In a recent Science Alert article on memory, the author concluded otherwise, stating that your brain is a liar.
Calling your brain a liar may be a little strong, so let’s just say it confabulates. Sometimes it invents experiences or events that didn’t actually happen and it often exercises editorial license by heavily editing the ones that did. The point of editing is to create a coherent, believable narrative. And the point of a coherent, believable narrative is not just to report, but to persuade or convince. If a particular story fits within your (or my) current long-term narrative, it’s likely to be believed regardless of the facts.
That’s why Oliver Sacks was able to appropriate an incident that actually happened to his brother and recall it as his own experience. When he wrote about discovering, via another brother, that the memory was false, he noted that it was impossible to distinguish a false memory from a real one. A memory is a memory is a memory, and our confidence in our memories, although proven to be unfounded, is quite strong.
At the other end of the editing process, if an experience or event either doesn’t fit the long-term narrative or is deemed unimportant by the brain, it’s easily dismissed. It simply never happened. That’s why in the days right after my mother’s death, one of my younger brothers could claim with great conviction that he was just then learning about the existence of our 40-year-old half-sister. Kelly was the result of one of my father’s extramarital dalliances. She was not a secret, and there was—to put it mildly—a considerable amount of ongoing family drama surrounding her.
I found my brother’s deletion of Kelly from his narrative confounding. Oliver Sacks’ brother may have reacted similarly to finding that one brother had appropriated another brother’s experience. Yet these additions and subtractions happen to all of us; we just don’t notice them. The brain is engaged in an ongoing process of editing to construct and maintain the coherent and believable narrative that tells us who we are, what things mean, and how we should function in the world.
A coherent and believable narrative allows us to suspend disbelief and immerse ourselves in the story. Suspension of disbelief is an essential element of enjoying all kinds of stories, both “real” and imaginary. When we’re able to suspend disbelief, we don’t just relate to or understand the people or characters and the events taking place. We feel them as if they are happening to us. This has been confirmed by observing the brains of people reading fiction or watching movies.
Emotion Is Key
We don’t remember the boring stuff; we remember events and experiences that have a strong emotional component. But we don’t remember the details, at least not accurately. We remember the feeling. And each time we bring a particular memory to mind, our brain has to reconstruct the details, which it does by coming up with elements that support the feeling.
Here’s an example.
Let’s say you’re angered by an email you’ve received. Each time you think about the email over the next few days, you experience the same emotion. And when you think about it, you’re confident you recall the exact words you read. But if you were to go back and reread that email, you might discover the wording isn’t exactly as you remember it.
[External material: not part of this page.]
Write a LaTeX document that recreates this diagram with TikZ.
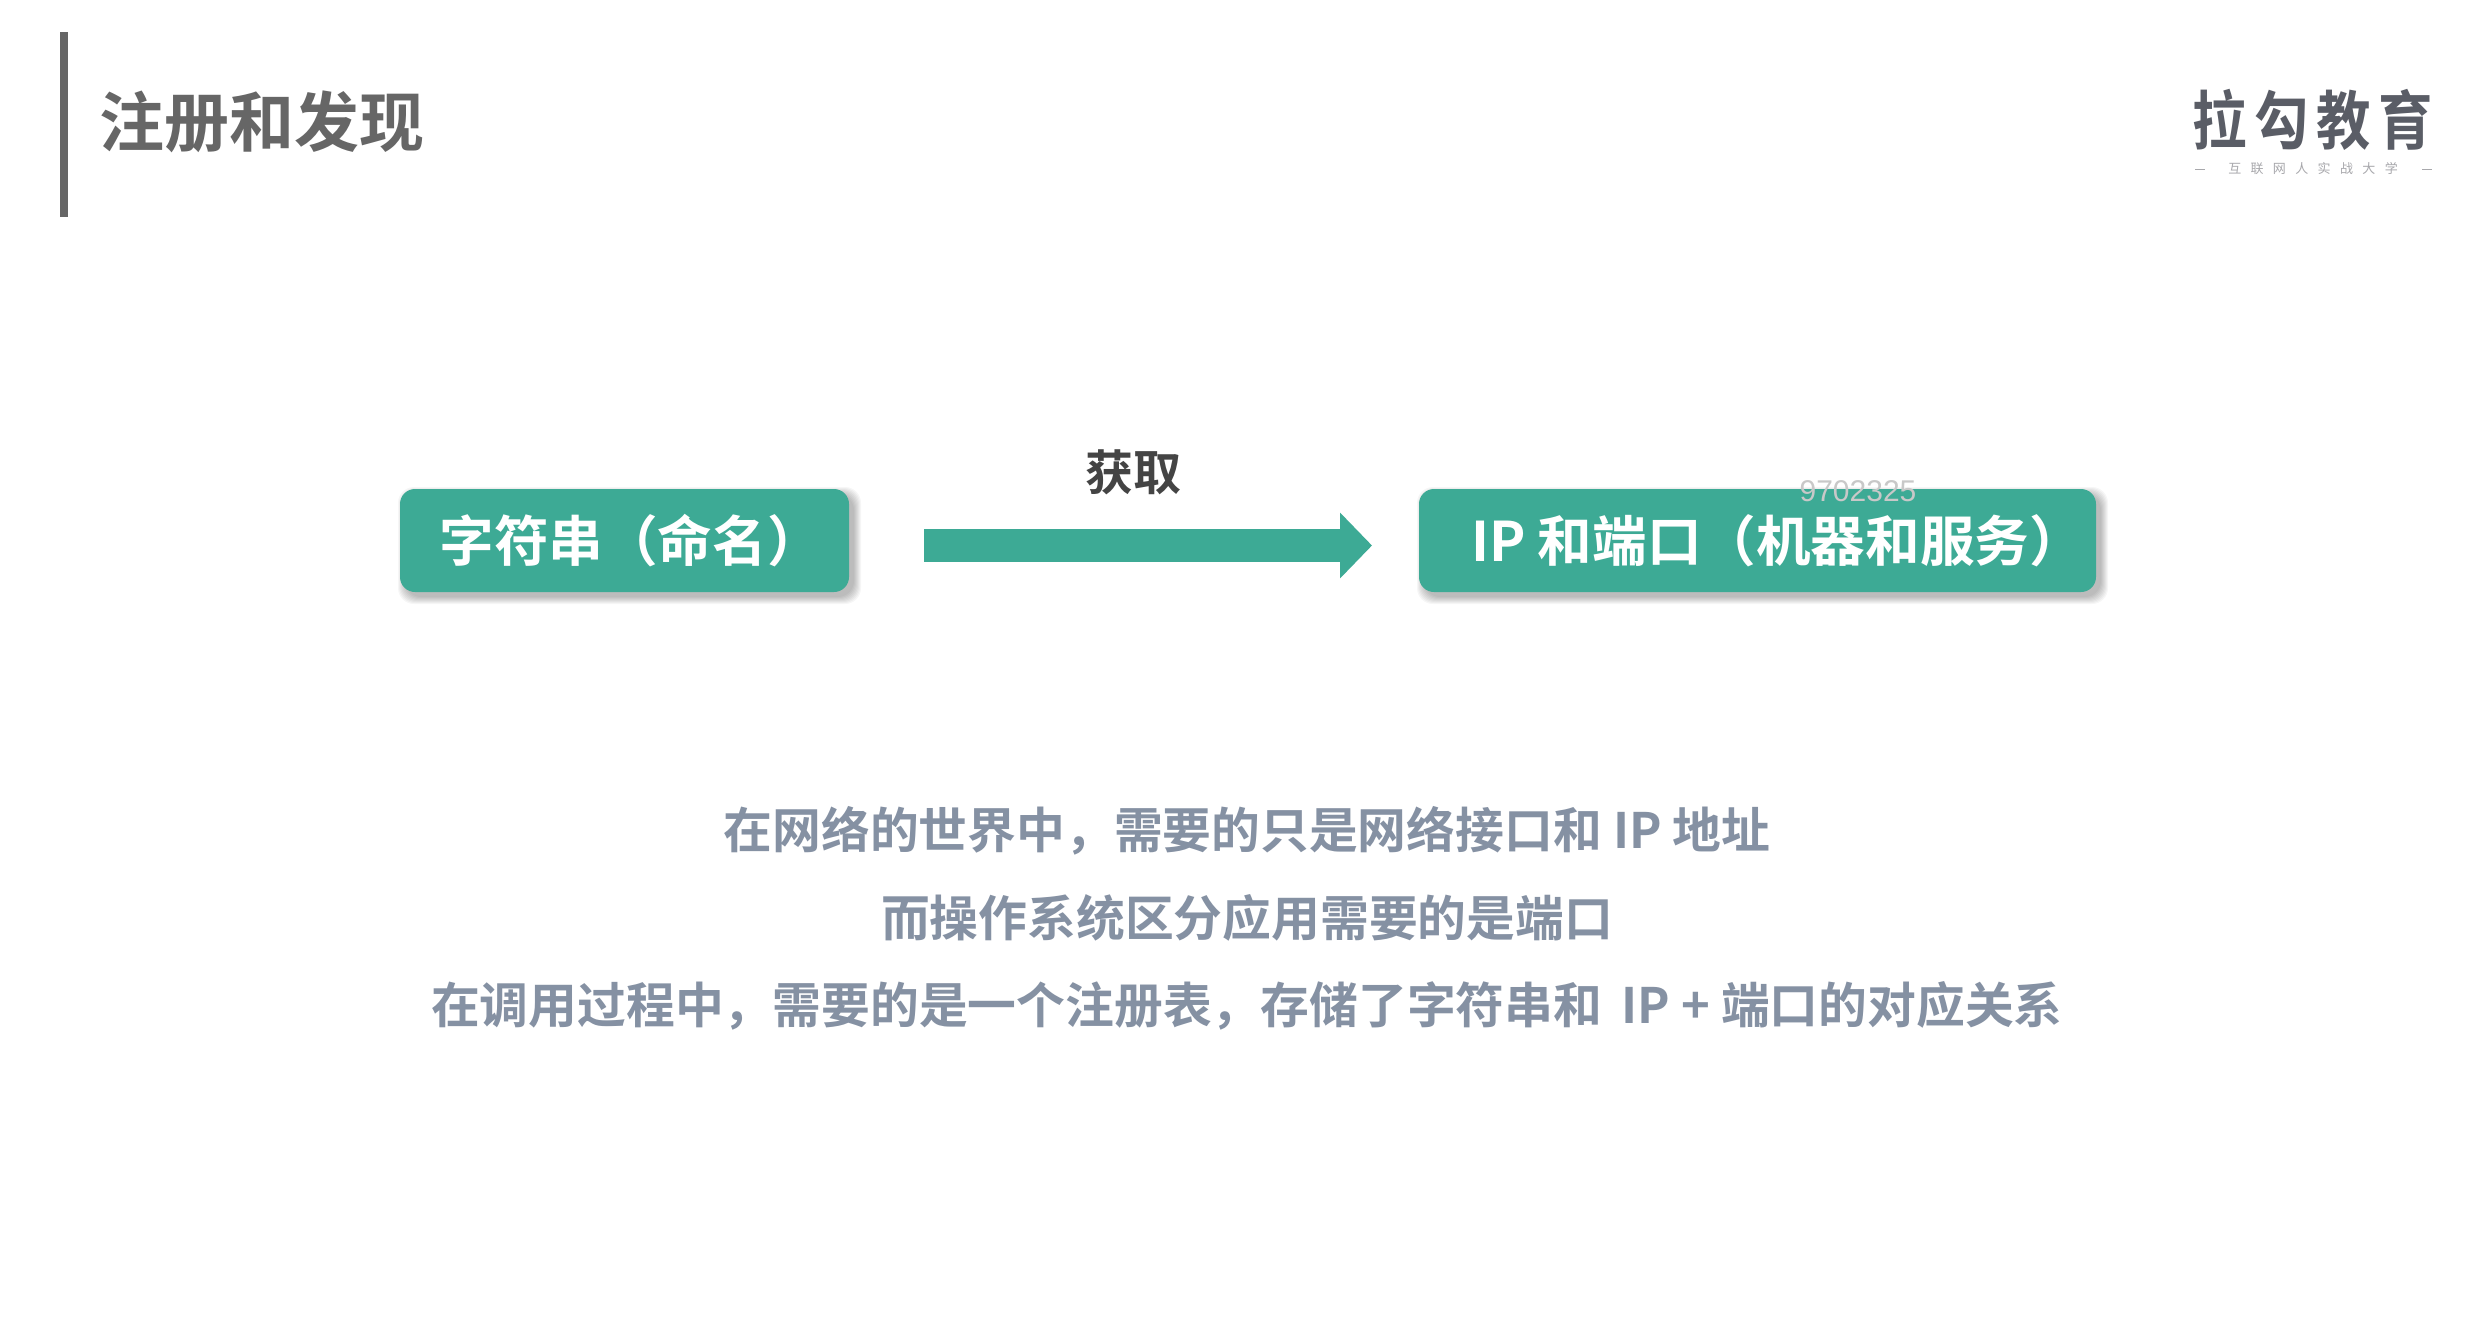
\documentclass[tikz,border=0pt]{standalone}
\usepackage{fontspec}
\setmainfont{Noto Sans CJK SC}[BoldFont={* Bold}]
\usetikzlibrary{arrows.meta}
\definecolor{tealbox}{HTML}{3DAA95}
\definecolor{titlegray}{HTML}{666666}
\definecolor{labelgray}{HTML}{444444}
\definecolor{bodygray}{HTML}{8591A3}
\definecolor{logogray}{HTML}{5A5D66}
\definecolor{subgray}{HTML}{A8A8AC}
\definecolor{markgray}{HTML}{C8C8C8}
\newcommand{\fs}[1]{\fontsize{#1pt}{#1pt}\selectfont}
\tikzset{
  x=0.5pt,y=-0.5pt,
  txt/.style={inner sep=0pt,outer sep=0pt,anchor=center},
  tealbtn/.style={fill=tealbox,rounded corners=7.5pt,draw=none,inner sep=0pt,outer sep=0pt,anchor=north west,text=white,font=\bfseries\fs{27.3},align=center},
  bodyline/.style={txt,text=bodygray,font=\bfseries\fs{24.4}},
  softshade/.style={fill=black,fill opacity=0.035,draw=none},
}
\newcommand{\softbox}[4]{%
  \foreach \g in {0,1,...,7}{
    \fill[softshade,rounded corners=8pt] (#1+5-\g,#2+5-\g) rectangle (#3+5+\g,#4+5+\g);
  }}
\begin{document}
\begin{tikzpicture}
\useasboundingbox (0,0) rectangle (2470,1330);
\fill[white] (0,0) rectangle (2470,1330);
% title
\fill[titlegray] (60,32) rectangle (68,217);
\node[txt,text=titlegray,font=\bfseries\fs{32.5}] (title) at (262,122) {注册和发现};
% logo
\node[txt,text=logogray,xscale=.85,font=\bfseries\fs{32}\addfontfeature{LetterSpace=14}] (logo) at (2313,120) {拉勾教育};
\node[txt,text=subgray,font=\fs{6.5}\addfontfeature{LetterSpace=72}] (sub) at (2313,169) {互联网人实战大学};
\coordinate (da) at (2195,169); \coordinate (db) at (2205,169);
\coordinate (dc) at (2422,169); \coordinate (dd) at (2432,169);
\draw[subgray,line width=.5pt] (da) -- (db);
\draw[subgray,line width=.5pt] (dc) -- (dd);
% boxes
\softbox{400}{489}{849}{592}
\softbox{1419}{489}{2096}{592}
\node[tealbtn,minimum width=224.5pt,minimum height=51.5pt] (lbox) at (400,489) {\hspace*{6pt}\raisebox{1pt}{字符串（命名）}};
\node[tealbtn,minimum width=338.5pt,minimum height=51.5pt] (rbox) at (1419,489) {\hspace*{20pt}\raisebox{1pt}{IP 和端口（机器和服务）}};
% arrow
\draw[tealbox,line width=16.5pt,-{Triangle[length=16pt,width=32pt]},shorten <=37.5pt,shorten >=23.5pt]
  ([yshift=-2.5pt]lbox.east) -- ([yshift=-2.5pt]rbox.west);
\node[txt,text=labelgray,font=\bfseries\fs{24}] (get) at (1133,472) {获取};
% watermark
\node[txt,text=markgray,font={\fontspec{Liberation Sans}\fs{15}}] (mark) at (1858,491) {9702325};
% body
\node[bodyline] (l1) at (1247,831) {在网络的世界中，需要的只是网络接口和 IP 地址};
\node[bodyline] (l2) at (1247,918) {而操作系统区分应用需要的是端口};
\node[bodyline] (l3) at (1247,1006) {在调用过程中，需要的是一个注册表，存储了字符串和 \,IP + 端口的对应关系};
\end{tikzpicture}
\end{document}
The wording you think you recall, however, supports the feeling you’re experiencing because your brain is trying to match the details with the feeling.
(I use email as an example because it’s possible to go back and check the actual wording, which you can’t do after a spoken conversation unless it was recorded.)
Your inner narrator is much less concerned about accurate details than it is about maintaining a narrative that supports your status quo. So, yes, your inner narrator is unreliable. It’s also very powerful. It knows how to persuade you to suspend disbelief and go along with the story it’s telling you.
An unreliable narrator can add texture to works of fiction (The Usual Suspects, Fight Club, Atonement), but it’s chancy even as a literary device. An unreliable inner narrator can thwart your best-laid plans and highest aspirations—without any malice aforethought.